Publicity Rights Aren’t Property Rights: Appellate Court Gets It Very Wrong in Hart v. EA
Bad facts make bad law: it’s legal cliché that is unfortunately based on reality. We saw as much yesterday, in the case of Ryan Hart v. Electronic Arts. Presented with a situation that just seemed unfair, the Third Circuit Court of Appeals proceeded to make a whole bunch of bad law that puts dollars ahead of speech.
Here are the facts: Electronic Arts sells a videogame called NCAA Football. Part of the success of the game is based on its realism and detail—including its realistic digital avatars of college players. One of those players was Ryan Hart, who played for Rutgers University from 2002 to 2005. NCAA Football did not use Hart’s name, but the game included an avatar with Hart’s Rutgers team jersey number, biographical information, and statistics. Trouble is, no one asked Hart if he wanted to be part of the game. Nor did anyone pay him for it—they couldn’t, because college players aren’t allowed to accept money for any kind of commercial activity. When Ryan discovered the game, he sued EA based on a lesser-known but pernicious legal doctrine, the right of publicity.
The right of publicity a funny offshoot of privacy law that gives a (human) person the right to limit the public use of her name, likeness and/or identity, particularly for commercial purposes like an advertisement. The original idea was that using someone's face to sell soap or gum, for example, might be embarrassing for that person and that she should have the right to prevent it. While that might makes some sense in a narrow context, states have expanded the law well beyond its original boundaries. For example, the right was once understood to be limited to name and likeness, but now it can mean just about anything that “evokes” a person’s identity, such as a phrase associated with a celebrity (like “Here’s Johnny,”) or even a robot dressed like a celebrity. And in some states, the right can now be invoked by your heirs long after you are dead and, presumably, in no position to be embarrassed by any sordid commercial associations. In other words, it’s become a money-making machine.
But there has traditionally been at least one limit on publicity claims: the First Amendment. In a nutshell, courts are supposed to balance a person’s right to control the use of her identity against others’ right to expressive speech – including videogames. Unfortunately, the Third Circuit just threw that balance way out of whack.
The good: The court recognizes that videogames are protected expression under the First Amendment, and that free speech is important.
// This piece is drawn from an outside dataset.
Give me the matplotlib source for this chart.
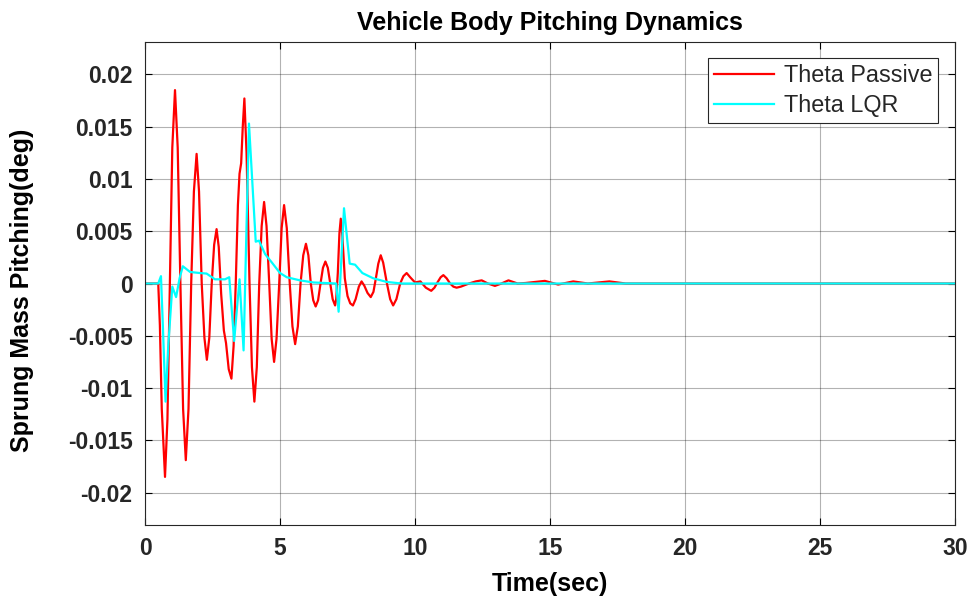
import matplotlib
matplotlib.use("Agg")
import matplotlib.pyplot as plt

plt.rcParams['font.family'] = ['Liberation Sans', 'DejaVu Sans']
plt.rcParams['axes.unicode_minus'] = False

# Theta Passive (red)
passive_t = [0, 0.49, 0.55, 0.62, 0.74, 0.83, 0.92, 1.01, 1.11, 1.21, 1.31, 1.41, 1.51,
             1.61, 1.71, 1.81, 1.91, 2.00, 2.10, 2.20, 2.29, 2.38, 2.47, 2.56, 2.65, 2.73,
             2.82, 2.92, 3.00, 3.10, 3.20, 3.28, 3.36, 3.44, 3.50, 3.56, 3.62, 3.68, 3.76,
             3.87, 3.96, 4.05, 4.14, 4.23, 4.32, 4.41, 4.50, 4.60, 4.69, 4.78, 4.87, 4.97,
             5.06, 5.15, 5.25, 5.36, 5.46, 5.56, 5.66, 5.76, 5.86, 5.96, 6.05, 6.14, 6.23,
             6.32, 6.41, 6.50, 6.59, 6.68, 6.77, 6.86, 6.95, 7.04, 7.08, 7.14, 7.20, 7.25,
             7.31, 7.40, 7.50, 7.60, 7.70, 7.80, 7.92, 8.02, 8.12, 8.24, 8.36, 8.46, 8.55,
             8.64, 8.73, 8.82, 8.96, 9.08, 9.19, 9.31, 9.45, 9.57, 9.69, 9.82, 10.0, 10.2,
             10.4, 10.6, 10.72, 10.83, 10.95, 11.05, 11.17, 11.3, 11.42, 11.54, 11.7, 12.0,
             12.25, 12.47, 12.7, 12.96, 13.2, 13.46, 13.8, 14.1, 14.81, 15.3, 15.86, 16.4,
             17.2, 17.8, 30]
passive_y = [0, 0, -0.004, -0.012, -0.0185, -0.013, 0, 0.013, 0.0185, 0.013, 0, -0.012, -0.0169,
             -0.012, 0, 0.0088, 0.0124, 0.0088, 0, -0.0052, -0.0073, -0.0052, 0, 0.0037, 0.0052, 0.0035,
             -0.0010, -0.0045, -0.0057, -0.0082, -0.0091, -0.0060, 0.0, 0.0075, 0.0105, 0.0115, 0.0150, 0.0177, 0.0125,
             0, -0.0080, -0.0113, -0.0080, 0, 0.0055, 0.0078, 0.0055, 0, -0.0053, -0.0075, -0.0053, 0,
             0.0053, 0.0075, 0.0053, 0, -0.0041, -0.0058, -0.0041, 0, 0.0027, 0.0038, 0.0027, 0, -0.0016,
             -0.0022, -0.0016, 0, 0.0015, 0.0021, 0.0015, 0, -0.0015, -0.0021, -0.0015, 0.0010, 0.0048, 0.0062,
             0.0045, 0.0005, -0.0012, -0.0019, -0.0021, -0.0015, -0.0003, 0.0002, -0.0002, -0.0009, -0.0013, -0.0008, 0.0005,
             0.0019, 0.0027, 0.0020, 0, -0.0015, -0.0021, -0.0015, 0, 0.0007, 0.0010, 0.0006, 0.0001, 0.0002,
             -0.0004, -0.0007, -0.0004, 0.0001, 0.0006, 0.0008, 0.0005, 0, -0.0003, -0.0004, -0.0003, 0.0,
             0.0002, 0.0003, 0, -0.00023, 0, 0.0003, 0, 0.00005, 0.00025, -0.0001, 0.0002, 0,
             0.0002, 0, 0]

# Theta LQR (cyan)
lqr_t = [0, 0.49, 0.59, 0.66, 0.76, 0.86, 1.01, 1.15, 1.28, 1.40, 1.67, 2.04, 2.28, 2.59,
         2.96, 3.12, 3.30, 3.50, 3.65, 3.85, 4.10, 4.22, 4.45, 4.70, 5.0, 5.25, 5.74, 6.23,
         7.08, 7.17, 7.37, 7.58, 7.78, 8.05, 8.45, 8.95, 9.5, 30]
lqr_y = [0, 0, 0.0007, -0.004, -0.0113, -0.006, -0.0003, -0.0013, 0.0005, 0.00165, 0.0011,
         0.0010, 0.00095, 0.0004, 0.0004, 0.0006, -0.0055, 0.0004, -0.0064, 0.0153, 0.0040,
         0.0041, 0.0028, 0.0020, 0.0010, 0.0006, 0.0003, 0.0001, 0.0, -0.0027, 0.0072, 0.0019,
         0.0018, 0.0010, 0.0005, 0.00015, 0, 0]

xticks = [0, 5, 10, 15, 20, 25, 30]
yticks = [-0.02, -0.015, -0.01, -0.005, 0, 0.005, 0.01, 0.015, 0.02]
ytick_labels = ['-0.02', '-0.015', '-0.01', '-0.005', '0', '0.005', '0.01', '0.015', '0.02']

fig = plt.figure(figsize=(9.74, 6.03), dpi=100)
ax = fig.add_axes([0.1489, 0.1294, 0.8316, 0.8009])

ax.plot(passive_t, passive_y, color='#ff0000', lw=1.6, label='Theta Passive')
ax.plot(lqr_t, lqr_y, color='#00ffff', lw=1.6, label='Theta LQR')

ax.set_xlim(0, 30)
ax.set_ylim(-0.0231, 0.0231)
ax.set_xticks(xticks)
ax.set_xticklabels([str(v) for v in xticks])
ax.set_yticks(yticks)
ax.set_yticklabels(ytick_labels)
ax.tick_params(direction='in', top=True, right=True, length=5, width=0.8,
               labelsize=16.5)
ax.tick_params(axis='y', pad=9)
ax.tick_params(axis='x', pad=9)
for lab in ax.get_xticklabels() + ax.get_yticklabels():
    lab.set_fontweight('bold')
    lab.set_color('#262626')
ax.grid(True, color='black', alpha=0.3, lw=0.8)
for s in ax.spines.values():
    s.set_color('#262626')
    s.set_linewidth(0.8)

ax.set_title('Vehicle Body Pitching Dynamics', fontsize=18, fontweight='bold', pad=9)
ax.set_xlabel('Time(sec)', fontsize=18, fontweight='bold', labelpad=8)
ax.set_ylabel('Sprung Mass Pitching(deg)', fontsize=18, fontweight='bold')
ax.yaxis.set_label_coords(-0.137, 0.485)

leg = ax.legend(loc='upper right', bbox_to_anchor=(0.979, 0.967), fontsize=16.8,
                fancybox=False, edgecolor='#262626', framealpha=1, handlelength=2.6,
                handletextpad=0.4, borderaxespad=0, borderpad=0.25, labelspacing=0.33)
leg.get_frame().set_linewidth(0.8)
for t in leg.get_texts():
    t.set_color('#262626')

fig.savefig('out.png', dpi=100, facecolor='white')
Whew!
The bad: The court embraced the wrong test for balancing a person's commercial interests against free speech. Many courts have sensibly borrowed from trademark law and found that, where the invocation of an identity is part of the expressive purpose, the court should not punish it unless it is in essence a disguised advertisement, e.g., the user is just trying to use a person's name to call attention to a product (like potato chips).
Here, the court went off in an entirely different direction, borrowing instead from copyright law to conclude that only uses that are “transformative” can be protected by the First Amendment. In copyright, whether a work is transformative, i.e., creates something new with a different purpose or character, is an important part of the fair use analysis. However, the court imported a decidely narrow approach to transformativeness: did not consider whether the game as a whole had transformative value, as one would in a copyright case, but focused solely only on how Hart's identity was used or transformed. The court reasoned that since the “digital Ryan Hart does what the actual Ryan Hart” did, i.e. play college football, there was no transformation and Hart’s economic interests trumped EA’s free speech interests. The court was also selective about what it chose to import from copyright, ignoring several other factors relevant to fair use, such as market harm and whether the underlying work is factual (if so, copyright protection is “thinner”).
As a group of video and filmmakers pointed out, the transformation test is a bad fit for publicity rights. The fair use analysis generally balances competing speech interests—those of the original and secondary authors. But there is no speech interest in cashing in on your fame. In addition, copyright law is designed to encourage creativity through economic incentives. No such additional incentive is needed for celebrities.
It’s entirely understandable that a court might sympathize with Ryan Hart. But if the court’s test was applied broadly, it could have a devastating impact on creative works that relate to real people and life stories. For example, the rationale would apply directly to political biographies or biopics like The Social Network. It could even impact news reporting. The appellate court’s decision sends a message to all creators—if you create a work that happens to evoke someone’s identify, and your use isn’t “transformative” enough, your free speech is less important than that person’s ability to milk his or her fame for everything it’s worth.
Finally, the ugly: The Third Circuit expressly embraced a very silly notion: that your name and fame are your “property.” Nonsense. Publicity rights are, at most, a limited right to control the use of aspects of your identity for commercial purposes—nothing more, nothing less. As we’ve seen with copyrights and trademarks, treating limited monopolies in certain expression as a "property" leads people to embrace broad and dangerous new forms of protection for that "property." By treating publicity rights as equivalent to a real property rights (in your home, for example), the court gave far too much weight to celebrities’ interest in control over their image and far too little weight to free speech.
Bad facts, bad law. We hope EA appeals this decision, and that the Supreme Court overturns it.